'Bowling is a sport too you know...'published at The arts editor's view
Will Gompertz
BBC Arts Editor
The best sports movie by a distance is When We Were Kings, an exquisitely paced documentary following Muhammad Ali’s training camp in Zaire leading up to his fight against George Foreman in 1974: The Rumble in the Jungle.
Second place on the podium of all-time great sports pictures also goes to a doc, Asif Kapadia’s intimate profile of the Brazilian F1 ace Ayrton Senna.
The bronze medal is a photo-finish between American comedies White Men Can’t Jump starring Woody Harrelson and Wesley Snipes, Caddyshack (you might hate golf but you’ve gotta love Bill Murray), and Clint Eastwood’s Million Dollar Baby with a fantastically punchy performance from Hilary Swank.
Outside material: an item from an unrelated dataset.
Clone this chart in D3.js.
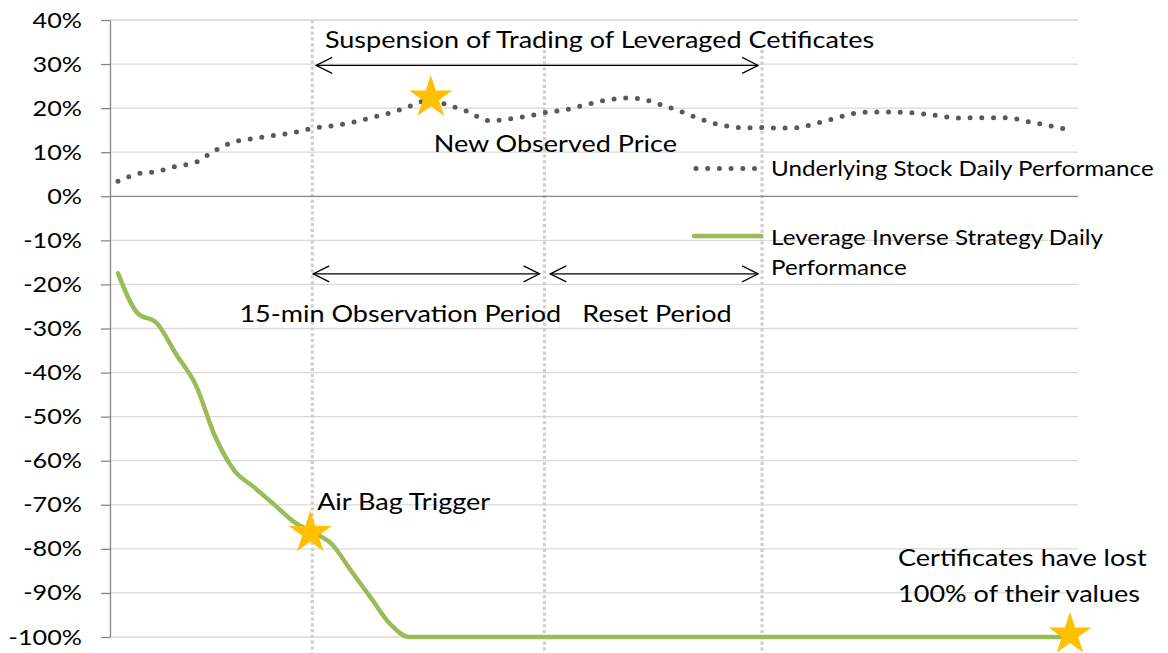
<!DOCTYPE html>
<html>
<head>
<meta charset="utf-8">
<script src="https://cdn.jsdelivr.net/npm/d3@7"></script>
<style>
  body { margin: 0; background: #fff; }
  text { font-family: Lato, "Open Sans", sans-serif; fill: #000; }
</style>
</head>
<body>
<div id="chart"></div>
<script>
// values in %, one per step of the x axis
var underlying = [3.4, 5.1, 5.6, 6.8, 7.7, 10.4, 12.4, 13.1, 13.8, 14.4,
  15.4, 16.0, 16.7, 17.8, 18.9, 20.4, 21.8, 20.7, 19.2, 17.2,
  17.5, 18.1, 19.0, 19.6, 20.7, 21.7, 22.3, 22.0, 20.7, 19.2,
  17.5, 16.2, 15.6, 15.6, 15.5, 15.6, 16.6, 17.8, 18.9, 19.1,
  19.1, 18.9, 18.4, 17.8, 17.8, 17.8, 17.7, 16.8, 16.0, 15.0];
var strategy = [-17.5, -26.5, -28.8, -35.9, -42.8, -54.5, -62.3, -66.0, -69.8, -73.7,
  -76.2, -78.9, -85.0, -91.0, -97.0, -100, -100, -100, -100, -100,
  -100, -100, -100, -100, -100, -100, -100, -100, -100, -100,
  -100, -100, -100, -100, -100, -100, -100, -100, -100, -100,
  -100, -100, -100, -100, -100, -100, -100, -100, -100, -100];
var yTicks = [40, 30, 20, 10, 0, -10, -20, -30, -40, -50, -60, -70, -80, -90, -100];

// event markers (step index, top of the line in %)
var events = [{i: 10, top: 40}, {i: 21.95, top: 33.2}, {i: 33.15, top: 33.2}];
var arrows = [
  {from: 10.2, to: 32.95, v: 29.7},
  {from: 10.05, to: 21.7, v: -17.6},
  {from: 22.25, to: 32.95, v: -17.6}
];
var stars = [{i: 16.1, v: 22.4}, {i: 9.9, v: -76.4}, {i: 49, v: -99.4}];
var notes = [
  {i: 10.65, v: 33.7, text: "Suspension of Trading of Leveraged Cetificates", size: 23},
  {i: 16.25, v: 10.0, text: "New Observed Price", size: 23},
  {i: 6.25, v: -28.6, text: "15-min Observation Period", size: 23},
  {i: 23.9, v: -28.6, text: "Reset Period", size: 23},
  {i: 10.25, v: -71.1, text: "Air Bag Trigger", size: 23},
  {i: 40.15, v: -84.0, text: "Certificates have lost", size: 23},
  {i: 40.15, v: -92.1, text: "100% of their values", size: 23}
];
var legend = [
  {name: "underlying", x1: 29.75, x2: 33.1, v: 6.3, lines: ["Underlying Stock Daily Performance"], ty: 4.6},
  {name: "strategy", x1: 29.65, x2: 33.1, v: -9.0, lines: ["Leverage Inverse Strategy Daily", "Performance"], ty: -11.1}
];

var width = 1168, height = 653;
var textSX = 1.175;

var svg = d3.select("#chart").append("svg")
    .attr("width", width)
    .attr("height", height);

var x = d3.scaleLinear().domain([0, 49]).range([118, 1070]);
var y = d3.scaleLinear().domain([-100, 40]).range([637, 20]);
var plotLeft = 110, plotRight = 1078;

var defs = svg.append("defs");
defs.append("marker")
    .attr("id", "chev")
    .attr("markerUnits", "userSpaceOnUse")
    .attr("viewBox", "-17 -9 18 18")
    .attr("refX", 0).attr("refY", 0)
    .attr("markerWidth", 18).attr("markerHeight", 18)
    .attr("orient", "auto-start-reverse")
  .append("path")
    .attr("d", "M-16,-8L0,0L-16,8")
    .attr("fill", "none")
    .attr("stroke", "#000")
    .attr("stroke-width", 1.2);

// gridlines
svg.append("g").selectAll("line")
    .data(yTicks.filter(function(d) { return d != 0; }))
  .enter().append("line")
    .attr("x1", plotLeft).attr("x2", plotRight)
    .attr("y1", function(d) { return y(d); })
    .attr("y2", function(d) { return y(d); })
    .attr("stroke", "#d9d9d9")
    .attr("stroke-width", 1.3);

// vertical event lines
svg.append("g").selectAll("line")
    .data(events)
  .enter().append("line")
    .attr("x1", function(d) { return x(d.i); })
    .attr("x2", function(d) { return x(d.i); })
    .attr("y1", function(d) { return y(d.top); })
    .attr("y2", height)
    .attr("stroke", "#d0d0d0")
    .attr("stroke-width", 3.2)
    .attr("stroke-dasharray", "3.2 2.6");

// zero line
svg.append("line")
    .attr("x1", plotLeft).attr("x2", plotRight)
    .attr("y1", y(0)).attr("y2", y(0))
    .attr("stroke", "#868686")
    .attr("stroke-width", 1.3);

// y axis
var yAxis = svg.append("g")
    .attr("transform", "translate(" + plotLeft + ",0)")
    .call(d3.axisLeft(y).tickValues(yTicks).tickSize(9).tickSizeOuter(0).tickPadding(0)
      .tickFormat(function(d) { return d + "%"; }));
yAxis.select(".domain").attr("stroke", "#868686").attr("stroke-width", 1.3);
yAxis.selectAll(".tick line").attr("stroke", "#868686").attr("stroke-width", 1.3);
yAxis.selectAll(".tick text")
    .attr("x", null).attr("dy", null)
    .attr("transform", "translate(-28,7) scale(1.2,1)")
    .attr("font-size", "21px")
    .attr("font-family", "Lato, sans-serif")
    .attr("fill", "#000");

// series
var lineU = d3.line()
    .x(function(d, i) { return x(i); })
    .y(function(d) { return y(d); })
    .curve(d3.curveCatmullRom.alpha(0.5));
var lineS = d3.line()
    .x(function(d, i) { return x(i); })
    .y(function(d) { return y(d); })
    .curve(d3.curveMonotoneX);

var styles = {
  underlying: {stroke: "#595959", width: 5, dash: "0 11.7"},
  strategy: {stroke: "#9bbb59", width: 4.5, dash: null}
};

svg.append("path")
    .datum(strategy)
    .attr("d", lineS)
    .attr("fill", "none")
    .attr("stroke", styles.strategy.stroke)
    .attr("stroke-width", styles.strategy.width)
    .attr("stroke-linecap", "round");

svg.append("path")
    .datum(underlying)
    .attr("d", lineU)
    .attr("fill", "none")
    .attr("stroke", styles.underlying.stroke)
    .attr("stroke-width", styles.underlying.width)
    .attr("stroke-linecap", "round")
    .attr("stroke-dasharray", styles.underlying.dash);

// legend
var lg = svg.append("g").selectAll("g")
    .data(legend)
  .enter().append("g");
lg.append("line")
    .attr("x1", function(d) { return x(d.x1); })
    .attr("x2", function(d) { return x(d.x2); })
    .attr("y1", function(d) { return y(d.v); })
    .attr("y2", function(d) { return y(d.v); })
    .attr("stroke", function(d) { return styles[d.name].stroke; })
    .attr("stroke-width", function(d) { return styles[d.name].width; })
    .attr("stroke-linecap", "round")
    .attr("stroke-dasharray", function(d) { return styles[d.name].dash; });
lg.each(function(d) {
  var g = d3.select(this);
  d.lines.forEach(function(t, k) {
    g.append("text")
        .attr("transform", "translate(" + (x(d.x2) + 10) + "," + (y(d.ty) + k * 30) + ") scale(" + textSX + ",1)")
        .attr("font-size", "20.6px")
        .text(t);
  });
});

// arrows
svg.append("g").selectAll("line")
    .data(arrows)
  .enter().append("line")
    .attr("x1", function(d) { return x(d.from); })
    .attr("x2", function(d) { return x(d.to); })
    .attr("y1", function(d) { return y(d.v); })
    .attr("y2", function(d) { return y(d.v); })
    .attr("stroke", "#000")
    .attr("stroke-width", 1.2)
    .attr("marker-start", "url(#chev)")
    .attr("marker-end", "url(#chev)");

// stars
svg.append("g").selectAll("path")
    .data(stars)
  .enter().append("path")
    .attr("d", d3.symbol(d3.symbolStar, 570))
    .attr("transform", function(d) { return "translate(" + x(d.i) + "," + y(d.v) + ")"; })
    .attr("fill", "#ffc000");

// annotations
svg.append("g").selectAll("text")
    .data(notes)
  .enter().append("text")
    .attr("transform", function(d) { return "translate(" + x(d.i) + "," + y(d.v) + ") scale(" + textSX + ",1)"; })
    .attr("font-size", function(d) { return d.size + "px"; })
    .text(function(d) { return d.text; });
</script>
</body>
</html>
But wait! Coming up on the rails is that old classic from the same genre (talented female wanting to break into a male-dominated sport) National Velvet with a 12-year old Elizabeth Taylor in the saddle. Sometimes the oldies really are the goldies. But pipping them all to the post and taking the third spot on the podium is not the excellent Gregory’s Girl, or the timeless Chariots of Fire, but the Coen Brother’s surreal beauty The Big Lebowski, because bowling is a sport, too, you know.